Furries also tend to be culturally and ideologically diverse due to the large socialization and are often very tolerant of others; David J. Rust’s “The Subculture of Furry Fandom, a Subculture Study” notes: “Given that the subculture is so young and rather accepting of divergent views and beliefs, it is somewhat odd to see the relatively small percentage of racial minorities in Furry Fandom” (Rust 6). While around 85% of furries are male, the aforementioned Luthien Nightwolf is one of around 15% of female furs in the fandom, and the female’s presence is growing (Rust 7). Furs can be religious, coming from Christianity, Judaism, NeoPagan, and even Eastern Philosophical beliefs, or they can be part of the 43 percent of furs who are either agnostic or atheist. Many furs are students, with Rust noting about 31% of the furry population are students, but other jobs tend to include artists, computer professions, business/management careers, with even a few legal experts and researchers thrown into the mix (Rust 8). Furs can also have different ideas on sex; 25% are heterosexual, 48% are bisexual, and 27% are either homosexual or uncertain of their sexual orientation (Rust 8). And, most surprisingly, each group gets along just fine with the others; the animosity towards one group of furries‟ ideology among other furs is hardly there; I’ve even managed to get a religious-themed commission from a pagan furry artist (Luthien Nightwolf) without quarrel and with respect (she even added more religious symbolism), and interactions such as this tend to be quite common. Predominantly Christian artist Xian (pronounced like Christian) Jaguar uses anthropomorphic caricatures of religious figures, including Jesus as a lion, in her artwork, while Luthien even delves into her pagan traditions and higher reliance on the natural for her artwork, and yet I’ve seen no criticism from one artist to the other. Try imagining that in a modern society where Americans still seem to harbor a grudge against the Russians and vice versa for what happened during the Cold War.
But the furry fandom is not all entirely free and happy; the mixed ideologies accepted within the furry fandom are hardly tolerated at all outside of the furry fandom. Primarily dealing with the taboo of sex and the fandom, most outsiders often judge furries harshly based on simple though completely biased statements. Vanity Fair magazine’s article “Pleasures of the Fur” commonly deals with the sexual portion of the furry fandom, introducing many odd sexual fetishes looked down on by the general public, including, but not limited to, the relatively tame act of “skritching,” an action very much like petting a cat, to the more extreme actions like vore, arousal via being eaten, and plushophilia, arousal from stuffed animals. And it is disgusting. Researcher Katharine Gates told Vanity Fair’s George Gurley that: “[…] when I was a little kid, I used to [become aroused] to the fantasy of being eaten by a pack of wolves‟” (Gurley 7). And Vanity Fair’s article is just the starting point: furs tend to get aroused over multiple things, hypnotism, foot fetishes, and vore becoming common in furry artwork, the practices of tasteful nudity and admiration of form spurred on by the Greeks having gone out the window.

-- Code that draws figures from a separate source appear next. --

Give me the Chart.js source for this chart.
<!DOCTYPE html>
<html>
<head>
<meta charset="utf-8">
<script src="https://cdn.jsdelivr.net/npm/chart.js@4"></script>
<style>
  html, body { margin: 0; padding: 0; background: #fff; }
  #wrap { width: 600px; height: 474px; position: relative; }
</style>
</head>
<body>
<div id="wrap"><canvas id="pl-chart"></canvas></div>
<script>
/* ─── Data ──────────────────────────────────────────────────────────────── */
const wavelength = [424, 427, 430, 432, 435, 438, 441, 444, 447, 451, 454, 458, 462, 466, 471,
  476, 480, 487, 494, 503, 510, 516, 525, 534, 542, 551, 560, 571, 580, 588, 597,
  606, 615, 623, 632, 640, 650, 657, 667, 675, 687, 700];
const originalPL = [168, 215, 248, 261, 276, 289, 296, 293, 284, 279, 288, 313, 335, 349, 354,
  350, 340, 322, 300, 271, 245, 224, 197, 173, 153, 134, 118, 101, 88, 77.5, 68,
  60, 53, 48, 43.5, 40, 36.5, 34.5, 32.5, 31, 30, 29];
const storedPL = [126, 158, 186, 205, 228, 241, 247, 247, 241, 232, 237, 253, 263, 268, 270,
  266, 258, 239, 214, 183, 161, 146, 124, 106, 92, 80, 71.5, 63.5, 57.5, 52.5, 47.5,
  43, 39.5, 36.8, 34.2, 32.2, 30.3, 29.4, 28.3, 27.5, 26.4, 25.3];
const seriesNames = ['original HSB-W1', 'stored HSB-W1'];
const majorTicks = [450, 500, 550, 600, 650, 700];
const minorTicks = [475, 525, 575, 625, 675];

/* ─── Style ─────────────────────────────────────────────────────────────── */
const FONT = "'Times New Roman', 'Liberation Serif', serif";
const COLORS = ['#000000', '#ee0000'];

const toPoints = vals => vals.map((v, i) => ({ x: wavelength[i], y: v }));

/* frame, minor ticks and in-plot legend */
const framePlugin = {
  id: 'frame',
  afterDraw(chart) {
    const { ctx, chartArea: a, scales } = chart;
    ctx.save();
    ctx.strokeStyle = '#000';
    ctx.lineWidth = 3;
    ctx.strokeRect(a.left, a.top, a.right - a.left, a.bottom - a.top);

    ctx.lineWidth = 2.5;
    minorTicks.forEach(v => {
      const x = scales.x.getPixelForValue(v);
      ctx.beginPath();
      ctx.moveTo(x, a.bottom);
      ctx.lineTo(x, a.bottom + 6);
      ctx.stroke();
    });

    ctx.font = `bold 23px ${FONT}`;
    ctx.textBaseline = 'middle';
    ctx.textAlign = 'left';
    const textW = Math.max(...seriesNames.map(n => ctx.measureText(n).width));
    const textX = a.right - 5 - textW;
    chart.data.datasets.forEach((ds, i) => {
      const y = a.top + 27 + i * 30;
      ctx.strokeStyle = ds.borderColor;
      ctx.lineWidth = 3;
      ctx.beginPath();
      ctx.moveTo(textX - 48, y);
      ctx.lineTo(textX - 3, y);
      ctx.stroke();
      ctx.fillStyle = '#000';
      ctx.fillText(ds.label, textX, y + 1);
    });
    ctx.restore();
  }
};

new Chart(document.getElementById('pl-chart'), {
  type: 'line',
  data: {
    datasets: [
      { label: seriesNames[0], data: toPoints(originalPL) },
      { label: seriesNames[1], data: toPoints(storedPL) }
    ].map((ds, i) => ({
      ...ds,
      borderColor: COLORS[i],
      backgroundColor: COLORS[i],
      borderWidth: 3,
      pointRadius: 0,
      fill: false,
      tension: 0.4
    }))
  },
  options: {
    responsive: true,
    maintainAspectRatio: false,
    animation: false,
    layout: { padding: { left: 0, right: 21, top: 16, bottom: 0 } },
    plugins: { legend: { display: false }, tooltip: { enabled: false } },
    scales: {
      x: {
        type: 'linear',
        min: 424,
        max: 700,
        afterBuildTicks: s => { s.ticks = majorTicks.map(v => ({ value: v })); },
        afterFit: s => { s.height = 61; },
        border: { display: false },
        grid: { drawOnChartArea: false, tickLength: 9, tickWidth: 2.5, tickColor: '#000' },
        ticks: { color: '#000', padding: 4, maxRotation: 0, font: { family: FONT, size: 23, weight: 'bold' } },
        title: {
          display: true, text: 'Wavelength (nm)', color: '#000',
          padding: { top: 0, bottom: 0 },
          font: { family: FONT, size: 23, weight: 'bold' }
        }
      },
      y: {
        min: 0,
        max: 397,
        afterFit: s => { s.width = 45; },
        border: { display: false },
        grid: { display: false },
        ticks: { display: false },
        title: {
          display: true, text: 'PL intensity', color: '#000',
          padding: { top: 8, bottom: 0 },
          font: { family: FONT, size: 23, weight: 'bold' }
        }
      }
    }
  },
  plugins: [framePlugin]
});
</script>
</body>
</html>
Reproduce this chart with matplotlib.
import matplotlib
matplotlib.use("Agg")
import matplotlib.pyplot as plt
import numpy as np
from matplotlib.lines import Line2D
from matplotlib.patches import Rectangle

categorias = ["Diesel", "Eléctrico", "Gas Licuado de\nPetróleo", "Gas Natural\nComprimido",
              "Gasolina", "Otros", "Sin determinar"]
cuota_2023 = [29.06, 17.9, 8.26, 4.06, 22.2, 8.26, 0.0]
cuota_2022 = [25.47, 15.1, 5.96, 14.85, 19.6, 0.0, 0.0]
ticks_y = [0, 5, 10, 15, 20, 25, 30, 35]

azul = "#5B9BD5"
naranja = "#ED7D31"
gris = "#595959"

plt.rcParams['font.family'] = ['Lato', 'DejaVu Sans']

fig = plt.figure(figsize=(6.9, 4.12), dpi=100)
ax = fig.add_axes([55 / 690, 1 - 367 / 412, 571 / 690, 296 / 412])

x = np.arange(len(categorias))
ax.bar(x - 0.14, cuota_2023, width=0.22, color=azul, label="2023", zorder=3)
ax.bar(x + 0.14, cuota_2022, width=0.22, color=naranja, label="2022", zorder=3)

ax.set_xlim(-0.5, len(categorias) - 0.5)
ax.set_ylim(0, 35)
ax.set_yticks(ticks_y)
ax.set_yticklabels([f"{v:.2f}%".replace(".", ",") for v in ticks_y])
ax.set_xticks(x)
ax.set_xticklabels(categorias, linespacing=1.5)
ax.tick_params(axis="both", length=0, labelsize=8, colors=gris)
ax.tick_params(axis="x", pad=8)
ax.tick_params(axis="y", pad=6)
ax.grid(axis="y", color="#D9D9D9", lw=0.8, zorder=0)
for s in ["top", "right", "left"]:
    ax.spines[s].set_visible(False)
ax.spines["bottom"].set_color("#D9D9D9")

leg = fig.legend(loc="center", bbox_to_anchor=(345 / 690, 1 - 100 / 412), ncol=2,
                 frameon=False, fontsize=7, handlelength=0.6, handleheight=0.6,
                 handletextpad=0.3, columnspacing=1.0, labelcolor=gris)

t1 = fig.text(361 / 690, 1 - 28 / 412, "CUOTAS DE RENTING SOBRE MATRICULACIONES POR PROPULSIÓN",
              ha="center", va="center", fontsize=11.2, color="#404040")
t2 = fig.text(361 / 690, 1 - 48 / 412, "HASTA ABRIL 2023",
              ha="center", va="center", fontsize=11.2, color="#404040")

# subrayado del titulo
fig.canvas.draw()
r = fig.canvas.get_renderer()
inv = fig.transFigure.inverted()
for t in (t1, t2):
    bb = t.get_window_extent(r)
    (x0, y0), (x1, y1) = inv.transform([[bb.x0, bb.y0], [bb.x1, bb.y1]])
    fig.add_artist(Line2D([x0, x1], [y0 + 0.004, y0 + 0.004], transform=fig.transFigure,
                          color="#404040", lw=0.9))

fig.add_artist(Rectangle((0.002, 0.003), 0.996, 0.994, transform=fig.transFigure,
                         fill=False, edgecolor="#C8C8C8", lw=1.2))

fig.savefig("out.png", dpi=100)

Furthermore, it is wondered whether or not exposure to these things, especially at the young age most furs enter the fandom (high school and college students), will allow the furry to grow up into a fully capable human adult. Psychiatrist Jim Sorrel, when interviewed by KETV News, Omaha, Nebraska, told reporters that “Many people have lots of loneliness, sadness, worries in their lives […] and we all find ways to cope,” yet wonders whether or not these actions are detrimental to a healthy lifestyle, particularly the act of fursuiting, which to some is absurd and a potential way to hide oneself from reality. Considering most sex appeal in the fandom is found in skritching and furpiles composed of multiple furs in suits cuddling together and grooming each other’s suits, it’s not surprising the fursuits and fursuiters have gained a bad reputation.
Most furs within the fandom are outraged. Lillica told Lemondrop.com’s Carrie Sloan: “Not all of us have sex in fursuits! Seriously, thanks to the media, that is our BIGGEST misconception!” (Sloan 12). Rust notes that less than three percent of the fandom ever take part in sexual practices (Rust 8). Luthien Nightwolf explained that “I think when you mention Furries to someone, they immediately think you dress up in animal costumes and have sex in animal costumes,” then went on to say “I haven’t met a single person yet who is into, or would allow, anything like that.” Xian Jaguar, in a conversation with Shari Caudron, explained that “„while people here might be drawing sexually explicit scenes, or acting overly affectionate in public, they are not all going upstairs and having sex. Believe me, they’re still waaaay too repressed‟” (Caudron 205). This ought to tell people something: if the entirety of modern society is obsessed with sex, then accusing someone of the same act is very hypocritical. Think about it: society has been drawing nudes and sexual scenes since the beginning of time, and this was even heightened in the Renaissance and even more in modern artwork with the evolution of the mostly taboo hobby of pornography (sometimes referred to by the term “pron” within the furry fandom).
Centered on the love of animals with human-like traits, the furry fandom has created an artistically focused, socially centered, economically beneficial society that manages to reach beyond its own culture and into our own. Sure, the fandom has its problems, but even furries know they have not yet managed to create a fur-topian society and that, beneath the fur, they are human and make the same mistakes as everyone else. Perhaps, before we start to point the finger and the blame at the relatively young furry fandom, and every other subculture out there, we should take a few steps back and look at our own society; what wrongs we have committed, what problems we have created, what injustices we have done. Luthien Nightwolf once told me that “I think that as the fandom spreads it will become more accepted, once the general population has been properly introduced to it. I think our planet can definitely benefit from a group of people who tend to favor the animals over human ambition.”